[Rows from a dataset of charts and code]
****************************************
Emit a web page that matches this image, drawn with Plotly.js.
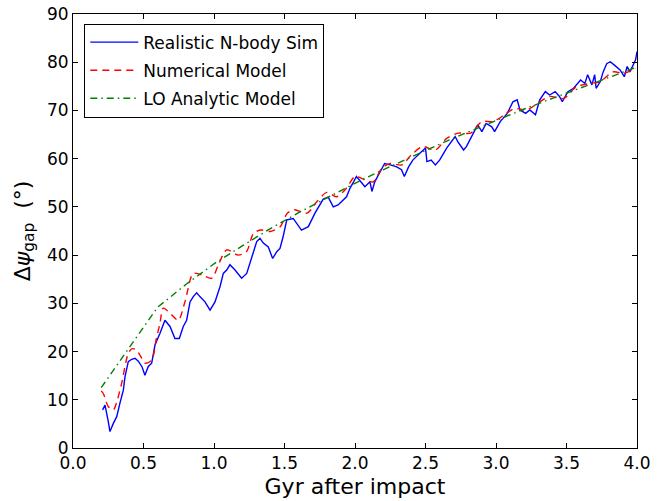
<!DOCTYPE html>
<html>
<head>
<meta charset="utf-8">
<script src="https://cdn.plot.ly/plotly-3.0.1.min.js"></script>
<style>html,body{margin:0;padding:0;background:#fff;}#chart{width:670px;height:501px;}</style>
</head>
<body>
<div id="chart"></div>
<script>
// Realistic N-body Sim (blue)
const simT = [0.21,0.227,0.25,0.262,0.286,0.31,0.333,0.357,0.369,0.392,0.416,0.44,0.463,0.49,0.51,0.534,0.558,0.582,0.617,0.652,0.688,0.723,0.754,0.782,0.806,0.83,0.853,0.877,0.90,0.936,0.972,1.007,1.043,1.066,1.09,1.113,1.149,1.196,1.232,1.267,1.303,1.326,1.35,1.385,1.416,1.445,1.468,1.49,1.516,1.562,1.62,1.669,1.716,1.775,1.81,1.846,1.88,1.94,1.965,1.99,2.01,2.05,2.07,2.106,2.12,2.14,2.18,2.21,2.25,2.296,2.33,2.35,2.38,2.41,2.46,2.50,2.51,2.54,2.57,2.60,2.65,2.69,2.71,2.73,2.77,2.79,2.83,2.87,2.90,2.93,2.97,2.99,3.03,3.08,3.12,3.15,3.17,3.21,3.24,3.28,3.31,3.35,3.38,3.42,3.45,3.47,3.51,3.55,3.60,3.63,3.65,3.68,3.70,3.71,3.74,3.76,3.785,3.81,3.84,3.88,3.91,3.93,3.95,3.97,3.99,4.0];
const simY = [7.9,8.9,5.5,3.4,5.1,6.5,9.3,12.0,14.8,17.9,18.4,18.6,18.0,16.8,15.1,16.9,17.6,21.4,23.8,26.5,25.2,22.7,22.7,25.2,26.5,30.3,31.4,32.2,31.4,30.3,28.6,30.3,33.5,36.2,36.9,38.0,36.9,35.2,36.2,39.7,42.8,43.5,42.5,41.7,39.3,40.7,41.4,43.8,47.3,47.6,45.2,45.9,48.7,51.6,52.0,50.0,50.4,52.1,53.9,55.2,56.3,54.9,54.2,55.2,53.2,55.2,57.3,59.0,58.7,58.3,57.7,56.3,58.3,59.7,61.1,62.2,59.4,59.7,58.7,59.7,62.2,63.9,64.6,63.5,61.8,62.5,64.6,67.0,65.6,67.3,66.6,65.6,67.7,69.4,71.8,72.2,70.1,69.4,70.1,69.1,72.2,73.9,73.2,73.9,72.9,71.8,73.9,74.6,76.3,75.6,77.4,75.3,77.4,74.6,76.0,78.0,79.7,80.1,79.4,78.4,77.0,79.1,78.0,79.4,80.5,82.2];

// Numerical Model (red dashed)
const numT = [0.2,0.215,0.25,0.286,0.31,0.345,0.392,0.42,0.45,0.48,0.51,0.558,0.59,0.617,0.64,0.70,0.747,0.794,0.853,0.913,0.984,1.03,1.09,1.17,1.23,1.28,1.33,1.40,1.47,1.52,1.57,1.66,1.73,1.80,1.87,1.94,2.0,2.07,2.13,2.19,2.25,2.33,2.40,2.48,2.57,2.65,2.73,2.82,2.90,2.98,3.06,3.13,3.22,3.31,3.38,3.48,3.57,3.67,3.74,3.83,3.91,3.99];
const numY = [11.8,11.3,8.6,7.9,9.5,13.4,19.6,20.6,20.3,19.0,17.6,18.2,22.5,25.9,29.0,27.6,26.5,30.3,36.2,35.9,35.2,37.9,41.1,40.0,40.7,44.5,45.2,44.9,45.9,48.7,49.4,48.7,51.1,53.0,52.1,53.9,56.3,55.6,55.2,58.0,59.0,58.7,60.8,62.5,61.8,64.2,65.3,65.3,67.7,67.7,69.1,70.4,70.1,71.8,72.9,72.5,74.9,75.6,76.0,78.0,77.7,78.7];

// LO Analytic Model (green dash-dot)
const anaT = [0.2,0.6,0.8,1.0,1.2,1.4,1.6,1.8,2.0,2.2,2.4,2.6,2.8,3.0,3.2,3.4,3.6,3.8,4.0];
const anaY = [12.5,29.2,33.9,38.2,41.9,45.5,48.8,51.9,54.9,57.7,60.4,63.0,65.5,67.9,70.3,72.5,74.7,76.9,79.0];

const seriesNames = ['Realistic N-body Sim','Numerical Model','LO Analytic Model'];
const xTicks = [0.0,0.5,1.0,1.5,2.0,2.5,3.0,3.5,4.0];
const xTickText = ['0.0','0.5','1.0','1.5','2.0','2.5','3.0','3.5','4.0'];
const yTicks = [0,10,20,30,40,50,60,70,80,90];

const FONT = 'DejaVu Sans, sans-serif';

const traces = [
  {x: simT, y: simY, name: seriesNames[0], legendgroup: 'a', mode: 'lines', type: 'scatter',
   line: {color: '#0000ff', width: 1.4}},
  {x: numT, y: numY, name: seriesNames[1], legendgroup: 'b', mode: 'lines', type: 'scatter',
   line: {color: '#ff0000', width: 1.4, dash: '7px,5px', shape: 'spline', smoothing: 0.8}},
  {x: anaT, y: anaY, name: seriesNames[2], legendgroup: 'c', mode: 'lines', type: 'scatter',
   line: {color: '#008000', width: 1.4, dash: '7px,4px,1.5px,4px'}}
];

const axisCommon = {
  showgrid: false, zeroline: false, showline: true, linecolor: '#000', linewidth: 1,
  mirror: 'ticks', ticks: 'inside', ticklen: 5, tickcolor: '#000', tickwidth: 1,
  tickfont: {family: FONT, size: 17, color: '#000'}
};

const layout = {
  width: 670, height: 501,
  margin: {l: 73, r: 33, t: 14, b: 53},
  paper_bgcolor: '#fff', plot_bgcolor: '#fff',
  font: {family: FONT, color: '#000'},
  showlegend: true,
  legend: {
    x: 0.02, y: 0.978, xanchor: 'left', yanchor: 'top',
    bgcolor: '#fff', bordercolor: '#000', borderwidth: 1,
    font: {family: FONT, size: 17, color: '#000'},
    itemwidth: 48, traceorder: 'grouped', tracegroupgap: 3
  },
  xaxis: Object.assign({}, axisCommon, {
    range: [0, 4], tickvals: xTicks, ticktext: xTickText,
    title: {text: 'Gyr after impact', font: {family: FONT, size: 22, color: '#000'}, standoff: 6}
  }),
  yaxis: Object.assign({}, axisCommon, {
    range: [0, 90], tickvals: yTicks,
    title: {text: 'Δ<i>ψ</i><sub>gap</sub>  (°)', font: {family: FONT, size: 22, color: '#000'}, standoff: 10}
  })
};

Plotly.newPlot('chart', traces, layout, {staticPlot: true, displayModeBar: false});
</script>
</body>
</html>
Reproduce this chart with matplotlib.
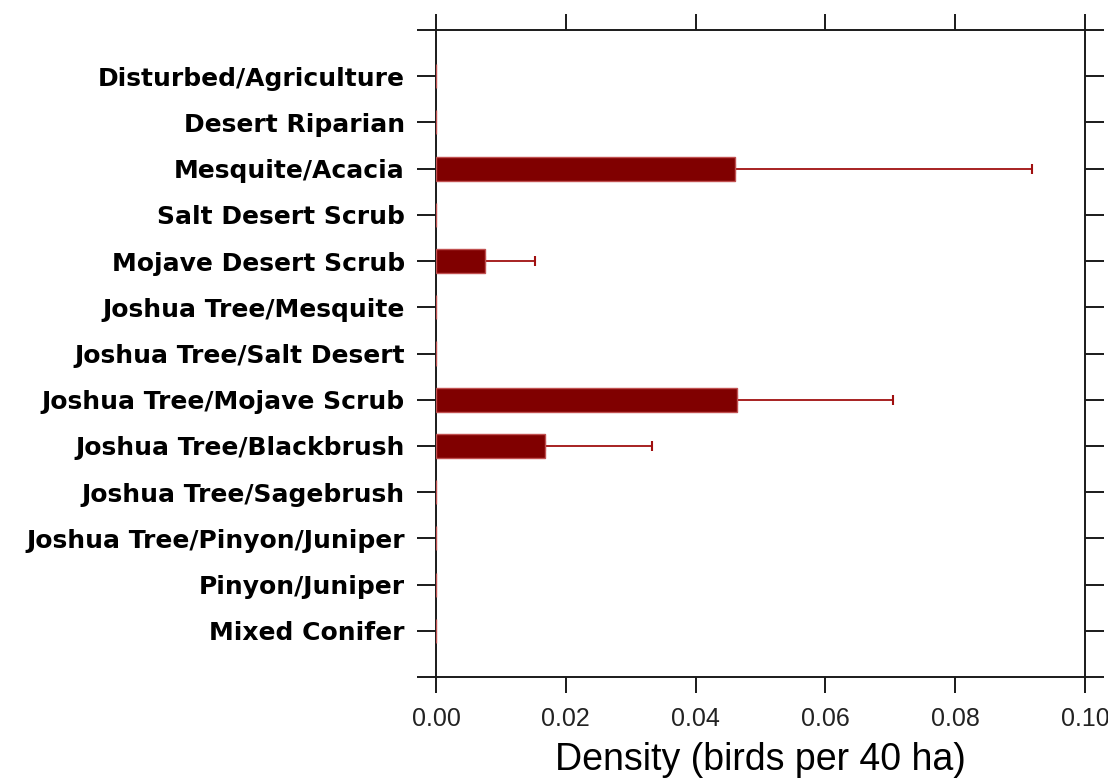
import matplotlib
matplotlib.use("Agg")
import matplotlib.pyplot as plt
import numpy as np

categories = ["Disturbed/Agriculture", "Desert Riparian", "Mesquite/Acacia",
              "Salt Desert Scrub", "Mojave Desert Scrub", "Joshua Tree/Mesquite",
              "Joshua Tree/Salt Desert", "Joshua Tree/Mojave Scrub",
              "Joshua Tree/Blackbrush", "Joshua Tree/Sagebrush",
              "Joshua Tree/Pinyon/Juniper", "Pinyon/Juniper", "Mixed Conifer"]
density = [0, 0, 0.0461, 0, 0.0075, 0, 0, 0.0464, 0.0168, 0, 0, 0, 0]
err_upper = [0, 0, 0.0458, 0, 0.0077, 0, 0, 0.0240, 0.0165, 0, 0, 0, 0]
x_ticks = [0.00, 0.02, 0.04, 0.06, 0.08, 0.10]
x_tick_labels = ["0.00", "0.02", "0.04", "0.06", "0.08", "0.10"]

fig = plt.figure(figsize=(11.08, 7.79), dpi=100)
ax = fig.add_axes([436/1108, 1-677/779, (1085-436)/1108, (677-30)/779])

n = len(categories)
ypos = np.arange(n, 0, -1)

ax.barh(ypos, density, height=0.52, color="#800000", edgecolor="#c05050",
        linewidth=1.0, zorder=3)
for y, d, e in zip(ypos, density, err_upper):
    if e > 0:
        ax.errorbar(d, y, xerr=[[0], [e]], fmt="none", ecolor="#a01010",
                    elinewidth=1.3, capsize=3.5, capthick=1.5, zorder=2)

ax.set_xlim(0, 0.10)
ax.set_ylim(0, n + 1)
ax.set_xticks(x_ticks)
ax.set_xticklabels(x_tick_labels, fontfamily="Liberation Sans", fontsize=18,
                   color="#222222")
ax.set_yticks(np.arange(0, n + 2))
ax.set_yticklabels([""] + list(categories[::-1]) + [""],
                   fontfamily="DejaVu Sans", fontweight="bold", fontsize=18)

ax.tick_params(axis="x", which="major", direction="out", length=11.5, width=1.4,
               top=True, bottom=True, pad=10, color="#1a1a1a")
ax.tick_params(axis="y", which="major", direction="out", length=13.5, width=1.4,
               left=True, right=True, pad=9, color="#1a1a1a")
for s in ax.spines.values():
    s.set_linewidth(1.4)
    s.set_color("#1a1a1a")

ax.set_xlabel("Density (birds per 40 ha)", fontfamily="Liberation Sans",
              fontsize=27, labelpad=8)

fig.savefig("out.png", dpi=100)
****************************************
▸ WHAT THE TASK ASKS: Pictures in the material above should be skipped; print exactly the lines from the one with "Reproduce this chart with matplotlib." through the one with "1-677/779, (1085-436)/1108, (677-30)/779])".

▸ CORRECT RESPONSE:
Reproduce this chart with matplotlib.
import matplotlib
matplotlib.use("Agg")
import matplotlib.pyplot as plt
import numpy as np

categories = ["Disturbed/Agriculture", "Desert Riparian", "Mesquite/Acacia",
              "Salt Desert Scrub", "Mojave Desert Scrub", "Joshua Tree/Mesquite",
              "Joshua Tree/Salt Desert", "Joshua Tree/Mojave Scrub",
              "Joshua Tree/Blackbrush", "Joshua Tree/Sagebrush",
              "Joshua Tree/Pinyon/Juniper", "Pinyon/Juniper", "Mixed Conifer"]
density = [0, 0, 0.0461, 0, 0.0075, 0, 0, 0.0464, 0.0168, 0, 0, 0, 0]
err_upper = [0, 0, 0.0458, 0, 0.0077, 0, 0, 0.0240, 0.0165, 0, 0, 0, 0]
x_ticks = [0.00, 0.02, 0.04, 0.06, 0.08, 0.10]
x_tick_labels = ["0.00", "0.02", "0.04", "0.06", "0.08", "0.10"]

fig = plt.figure(figsize=(11.08, 7.79), dpi=100)
ax = fig.add_axes([436/1108, 1-677/779, (1085-436)/1108, (677-30)/779])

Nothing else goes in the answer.